Columnistas
El dulce y discreto encanto de la grosería
Por: Óscar Cormane Saumett*
Los más importantes tratadistas de comunicación, Austin entre ellos, coinciden en señalar que al hablar no sólo decimos algo sino que también hacemos cosas. Una de esas cosas, es insultar.
El insulto cumple una función prioritaria dentro de la comunicación. Es innegable que en ocasiones necesitamos insultar, y lo podemos hacer de distintas maneras: utilizando formas sutiles, disfrazadas; apoyándonos sólo en el tono de nuestra voz; o usando palabras especializadas en herir o subestimar a nuestros congéneres, es decir, haciendo uso de las llamadas “malas palabras”o groserías.
En nuestra lengua, las groserías poseen una carga semántica única, que no podríamos transmitir si las reemplazáramos con otras expresiones. Verbigracia, si en una situación determinada nos molestare el comportamiento imprudente de alguien, para reprochárselo, tenemos dos opciones. O bien le decimos “estás actuando de manera censurable y poco inteligente”, o recurrimos a una grosería: “Ábrete cuadro… ábrete… Te la estás cagando, malparido”…
Si bien las dos alternativas planteadas se refieren a la poca capacidad intelectual del individuo, la segunda expresión refleja mayor énfasis en el defecto, y sobre todo, haberlo dicho de esa manera, produce mayor satisfacción en el hablante.
Negar la importancia de soltar algunas groserías ocasionales, es intentar “tapar el sol con un dedo”. Las malas palabras, o las expresiones grotescas, representan una válvula de escape para la tensión por la que pasamos en determinados momentos.

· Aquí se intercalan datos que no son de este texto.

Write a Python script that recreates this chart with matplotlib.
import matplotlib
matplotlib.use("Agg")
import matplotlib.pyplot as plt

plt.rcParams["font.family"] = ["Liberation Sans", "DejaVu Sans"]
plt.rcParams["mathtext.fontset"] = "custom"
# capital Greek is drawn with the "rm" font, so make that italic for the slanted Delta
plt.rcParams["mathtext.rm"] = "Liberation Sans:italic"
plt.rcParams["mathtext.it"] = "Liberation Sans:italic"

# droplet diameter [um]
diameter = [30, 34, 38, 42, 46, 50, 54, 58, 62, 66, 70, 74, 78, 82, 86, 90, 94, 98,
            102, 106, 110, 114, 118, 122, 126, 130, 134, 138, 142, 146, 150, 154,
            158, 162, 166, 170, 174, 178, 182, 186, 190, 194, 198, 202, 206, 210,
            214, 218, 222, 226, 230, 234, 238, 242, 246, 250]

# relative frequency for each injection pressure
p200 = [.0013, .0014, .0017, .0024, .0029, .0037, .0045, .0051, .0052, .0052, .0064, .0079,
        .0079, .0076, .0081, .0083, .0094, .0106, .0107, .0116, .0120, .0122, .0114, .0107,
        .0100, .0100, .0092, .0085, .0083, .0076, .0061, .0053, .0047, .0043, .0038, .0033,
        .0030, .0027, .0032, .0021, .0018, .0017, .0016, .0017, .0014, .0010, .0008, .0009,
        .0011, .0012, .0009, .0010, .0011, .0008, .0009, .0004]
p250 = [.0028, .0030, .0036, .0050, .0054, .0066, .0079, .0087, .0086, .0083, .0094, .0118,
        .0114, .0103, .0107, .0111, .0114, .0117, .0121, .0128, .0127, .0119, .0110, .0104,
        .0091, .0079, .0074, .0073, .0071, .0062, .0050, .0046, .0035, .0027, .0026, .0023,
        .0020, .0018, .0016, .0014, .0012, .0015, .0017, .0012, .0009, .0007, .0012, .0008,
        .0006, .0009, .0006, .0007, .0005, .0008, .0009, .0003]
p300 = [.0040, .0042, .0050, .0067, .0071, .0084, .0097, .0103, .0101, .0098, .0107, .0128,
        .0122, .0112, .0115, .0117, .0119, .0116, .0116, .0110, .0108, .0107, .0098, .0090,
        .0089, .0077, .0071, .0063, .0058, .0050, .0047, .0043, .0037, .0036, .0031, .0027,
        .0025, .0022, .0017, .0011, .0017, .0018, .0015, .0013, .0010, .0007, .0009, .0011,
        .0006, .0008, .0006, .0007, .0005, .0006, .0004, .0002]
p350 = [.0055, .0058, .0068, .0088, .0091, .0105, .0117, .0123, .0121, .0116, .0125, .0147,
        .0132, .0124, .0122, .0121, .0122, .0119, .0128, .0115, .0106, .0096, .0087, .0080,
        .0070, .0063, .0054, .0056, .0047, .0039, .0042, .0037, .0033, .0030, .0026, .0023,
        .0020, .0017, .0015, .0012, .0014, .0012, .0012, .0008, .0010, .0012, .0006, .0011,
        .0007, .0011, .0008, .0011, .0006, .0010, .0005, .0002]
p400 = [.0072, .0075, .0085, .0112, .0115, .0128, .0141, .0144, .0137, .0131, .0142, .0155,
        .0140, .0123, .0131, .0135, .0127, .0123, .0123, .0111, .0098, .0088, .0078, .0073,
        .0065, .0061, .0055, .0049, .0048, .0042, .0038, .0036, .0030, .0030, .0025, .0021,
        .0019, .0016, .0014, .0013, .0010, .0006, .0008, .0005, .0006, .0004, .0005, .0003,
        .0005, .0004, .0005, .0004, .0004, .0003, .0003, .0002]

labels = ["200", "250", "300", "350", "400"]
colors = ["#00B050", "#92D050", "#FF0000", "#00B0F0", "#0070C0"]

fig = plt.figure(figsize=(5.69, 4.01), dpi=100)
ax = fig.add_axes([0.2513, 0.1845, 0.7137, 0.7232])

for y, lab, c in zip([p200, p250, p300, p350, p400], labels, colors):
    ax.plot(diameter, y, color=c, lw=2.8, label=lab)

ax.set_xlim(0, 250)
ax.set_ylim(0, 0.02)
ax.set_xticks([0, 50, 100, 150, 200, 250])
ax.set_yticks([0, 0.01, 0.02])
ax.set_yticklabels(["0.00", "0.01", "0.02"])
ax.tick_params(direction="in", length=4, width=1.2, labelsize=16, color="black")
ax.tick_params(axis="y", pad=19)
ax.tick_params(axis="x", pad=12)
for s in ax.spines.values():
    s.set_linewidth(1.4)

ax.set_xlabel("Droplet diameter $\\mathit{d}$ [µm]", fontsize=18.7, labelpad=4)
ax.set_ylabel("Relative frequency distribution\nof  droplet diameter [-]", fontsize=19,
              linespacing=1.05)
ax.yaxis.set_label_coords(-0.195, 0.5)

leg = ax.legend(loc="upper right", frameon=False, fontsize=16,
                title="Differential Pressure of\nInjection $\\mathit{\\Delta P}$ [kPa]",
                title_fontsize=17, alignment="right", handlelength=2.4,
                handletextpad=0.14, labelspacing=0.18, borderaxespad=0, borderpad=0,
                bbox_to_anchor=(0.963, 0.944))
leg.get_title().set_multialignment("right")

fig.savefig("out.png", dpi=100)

Al insultar, descargamos nuestro enojo, nuestra impotencia, nuestro dolor. Por tanto, el insulto cumple una función catártica en el ser humano. Es la manifestación explícita de cierta carga agresiva de la persona que lo profiere. Admitamos con sinceridad, que luego de haberlo expresado, más allá de posibles sentimientos de culpa que pudiere generar, una cipote sensación de alivio nos invade, simplemente, porque pudimos expresarnos sin el maquillaje impuesto por normas sociales y lingüísticas, inventadas por una carrandanga de hipócritas académicos.
Vale anotar, que en el lenguaje escrito la presencia de insultos ha sido común. Así lo evidencia una ligera revisión de la literatura y la poesía a través de distintas épocas. La obra del español Francisco de Quevedo, es particularmente rica en el tema.

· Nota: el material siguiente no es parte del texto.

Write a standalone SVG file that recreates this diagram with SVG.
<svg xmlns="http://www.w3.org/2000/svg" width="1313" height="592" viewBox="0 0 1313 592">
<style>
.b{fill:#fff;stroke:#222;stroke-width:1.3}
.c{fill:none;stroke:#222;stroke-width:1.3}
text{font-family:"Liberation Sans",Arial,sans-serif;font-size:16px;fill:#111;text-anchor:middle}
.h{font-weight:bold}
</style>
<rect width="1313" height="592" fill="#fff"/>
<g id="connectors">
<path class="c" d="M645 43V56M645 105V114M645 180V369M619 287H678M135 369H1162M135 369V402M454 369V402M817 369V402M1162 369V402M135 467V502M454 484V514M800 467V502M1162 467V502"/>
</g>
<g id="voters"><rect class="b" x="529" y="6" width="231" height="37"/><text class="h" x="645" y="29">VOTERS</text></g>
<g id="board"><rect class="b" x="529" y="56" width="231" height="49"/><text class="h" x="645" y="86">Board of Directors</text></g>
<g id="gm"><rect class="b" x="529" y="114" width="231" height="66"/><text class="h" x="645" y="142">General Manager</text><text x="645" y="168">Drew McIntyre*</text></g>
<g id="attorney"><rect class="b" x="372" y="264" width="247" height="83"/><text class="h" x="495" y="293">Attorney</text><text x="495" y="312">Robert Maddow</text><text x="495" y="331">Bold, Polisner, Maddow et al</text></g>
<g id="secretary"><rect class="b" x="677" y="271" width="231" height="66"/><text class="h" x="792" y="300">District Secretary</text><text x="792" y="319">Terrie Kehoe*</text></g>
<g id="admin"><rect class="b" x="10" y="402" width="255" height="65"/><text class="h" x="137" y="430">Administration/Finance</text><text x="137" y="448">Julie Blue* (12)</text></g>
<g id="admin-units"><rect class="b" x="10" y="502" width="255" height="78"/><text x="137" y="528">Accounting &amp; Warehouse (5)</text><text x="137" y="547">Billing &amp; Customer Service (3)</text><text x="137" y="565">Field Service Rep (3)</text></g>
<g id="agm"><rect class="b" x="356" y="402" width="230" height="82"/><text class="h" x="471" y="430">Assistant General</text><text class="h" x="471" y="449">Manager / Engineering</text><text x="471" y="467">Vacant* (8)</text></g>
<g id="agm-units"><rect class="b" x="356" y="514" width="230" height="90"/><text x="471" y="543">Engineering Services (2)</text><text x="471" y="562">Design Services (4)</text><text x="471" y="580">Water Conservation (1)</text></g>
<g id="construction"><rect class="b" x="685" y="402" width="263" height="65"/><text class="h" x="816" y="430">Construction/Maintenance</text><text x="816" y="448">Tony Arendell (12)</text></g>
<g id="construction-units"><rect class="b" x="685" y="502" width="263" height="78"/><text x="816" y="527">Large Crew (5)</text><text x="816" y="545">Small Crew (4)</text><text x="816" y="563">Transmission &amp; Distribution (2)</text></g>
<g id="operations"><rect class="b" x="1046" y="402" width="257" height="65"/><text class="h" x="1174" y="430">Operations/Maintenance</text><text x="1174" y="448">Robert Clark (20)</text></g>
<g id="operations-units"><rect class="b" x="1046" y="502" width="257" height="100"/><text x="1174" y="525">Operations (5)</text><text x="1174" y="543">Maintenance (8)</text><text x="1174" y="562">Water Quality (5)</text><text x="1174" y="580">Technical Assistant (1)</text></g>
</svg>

Las expresiones insultantes han sido organizadas, básicamente, en tres estadios:
Las que comparan al hombre con los animales
Las que giran en torno al sexo
Las que tienen a la madre como objetivo central
Pero algunas veces las cosas no son lo que parecen. Me referiré a un insulto muy común en nuestro medio: Pendejo, del latín pectinículos, de pecten-inis: Pelo que nace en el pubis. (El cuento de la pendejera tiene su razón de ser)
Es obvio que cuando empleamos tal expresión, no nos referimos a su connotación original. Le damos el sentido de “estúpido”, o señalamos a alguien “muy menso”. ¿Cómo llegamos a ese significado? Si partimos de su denotación primaria, tenemos que un vello púbico resulta insignificante, pero nos remite a lo obsceno, lo sexual y lo escatológico. De tal forma, que decirle pendejo a alguien, es rebajarlo al nivel de un vello púbico. (Es el mismo caso de expresiones como “eres una mierda”)

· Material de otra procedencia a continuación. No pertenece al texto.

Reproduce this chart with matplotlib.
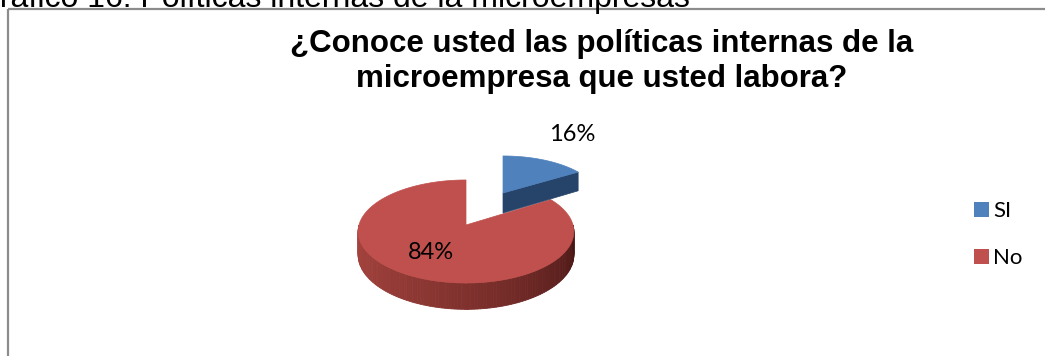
import numpy as np
import matplotlib
matplotlib.use("Agg")
import matplotlib.pyplot as plt
from matplotlib.patches import Polygon, Rectangle
from matplotlib.colors import to_rgb

# data
categories = ["SI", "No"]
values = [16, 84]
title_lines = ["¿Conoce usted las políticas internas de la",
               "microempresa que usted labora?"]
caption = "Gráfico 16: Políticas internas de la microempresas"

top_colors = ["#4F81BD", "#C0504D"]
face_colors = ["#26446A", "#8E3734"]

W, H = 1045, 356
fig = plt.figure(figsize=(W / 100, H / 100), dpi=100)
ax = fig.add_axes([0, 0, 1, 1])
ax.set_xlim(0, W)
ax.set_ylim(H, 0)
ax.axis("off")

# caption above the chart box, cut off by the page edge
ax.text(-25, 7, caption, fontsize=23, family="Liberation Sans",
        ha="left", va="baseline", color="black")

# chart frame
ax.add_patch(Rectangle((8, 9), W + 20, H + 20, fill=False,
                       edgecolor="#8c8c8c", lw=1.6))

for i, line in enumerate(title_lines):
    ax.text(602, 52 + i * 35, line, fontsize=22.5, family="Liberation Sans",
            weight="bold", ha="center", va="baseline")

# pie geometry (pixels): center offset, radii, depth; p = perspective
base = (466, 225)
P = 0.126
geom = [
    dict(off=(37, -32), rx=95, ry=41.7, d=20),
    dict(off=(0, 0), rx=107, ry=50.7, d=23),
]


def rim(g, t):
    t = np.radians(t)
    cx = base[0] + g["off"][0]
    cy = base[1] + g["off"][1]
    k = 1 + P * np.sin(t)
    x = cx + g["rx"] * np.cos(t) / k
    y = cy - g["ry"] * np.sin(t) / k
    return x, y


def depth(g, t):
    return g["d"] / (1 + P * np.sin(np.radians(t)))


total = sum(values)
angles = []
start = 90.0
for v in values:
    end = start - 360.0 * v / total
    angles.append((start, end))
    start = end


def lerp(c1, c2, f):
    a, b = np.array(to_rgb(c1)), np.array(to_rgb(c2))
    return a + (b - a) * f


# big slice first, the exploded small one drawn on top of it
for i in [1, 0]:
    g = geom[i]
    t1, t2 = angles[i]
    cx = base[0] + g["off"][0]
    cy = base[1] + g["off"][1]

    # outer side wall on the front half
    lo, hi = max(min(t1, t2), -180), min(max(t1, t2), 0)
    if hi > lo:
        ts = np.linspace(lo, hi, 120)
        for k in range(len(ts) - 1):
            xa, ya = rim(g, ts[k])
            xb, yb = rim(g, ts[k + 1])
            f = (ts[k] + 180) / 180
            col = lerp("#A8443F", "#441513", f ** 1.3)
            ax.add_patch(Polygon([(xa, ya), (xb, yb),
                                  (xb, yb + depth(g, ts[k + 1])),
                                  (xa, ya + depth(g, ts[k]))],
                                 closed=True, facecolor=col, edgecolor=col, lw=0.6))

    # cut face toward the viewer (lower radial edge of the small slice)
    if i == 0:
        xe, ye = rim(g, t2)
        de = depth(g, t2)
        ax.add_patch(Polygon([(cx, cy), (xe, ye), (xe, ye + de), (cx, cy + g["d"])],
                             closed=True, facecolor=face_colors[i],
                             edgecolor=face_colors[i], lw=0.5))

    ts = np.linspace(t1, t2, 200)
    xs, ys = rim(g, ts)
    pts = [(cx, cy)] + list(zip(xs, ys))
    ax.add_patch(Polygon(pts, closed=True, facecolor=top_colors[i],
                         edgecolor=top_colors[i], lw=0.5))

# percentage labels
label_pos = [(572, 141), (431, 259)]
for i, v in enumerate(values):
    ax.text(label_pos[i][0], label_pos[i][1], f"{v}%", fontsize=17,
            family="Lato", ha="center", va="baseline")

# legend
for i, name in enumerate(categories):
    y0 = 202 + i * 47
    ax.add_patch(Rectangle((974, y0), 15, 15, facecolor=top_colors[i],
                           edgecolor="none"))
    ax.text(993, y0 + 15, name, fontsize=16, family="Lato",
            ha="left", va="baseline")

fig.savefig("out.png", dpi=100)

En la actualidad, la Real Academia presenta como primer significado de esta palabra, su denotación antigua: pelo que nace en el pubis. En segundo término, “hombre cobarde y pusilánime”, y en tercer lugar, la acepción referida al intelecto: “hombre tonto y estúpido”.
Claro que algunos insultos, a fuerza de ser empleados repetidamente contra alguien, pierden credibilidad y se vuelven intrascendentes… Por eso, a los insultos hay que consentirlos, conservarlos y sacarlos al ruedo de modo contundente en el momento preciso…
*Escritor, periodista y compositor fallecido a quien rendimos homenaje con la publicación de sus escritos.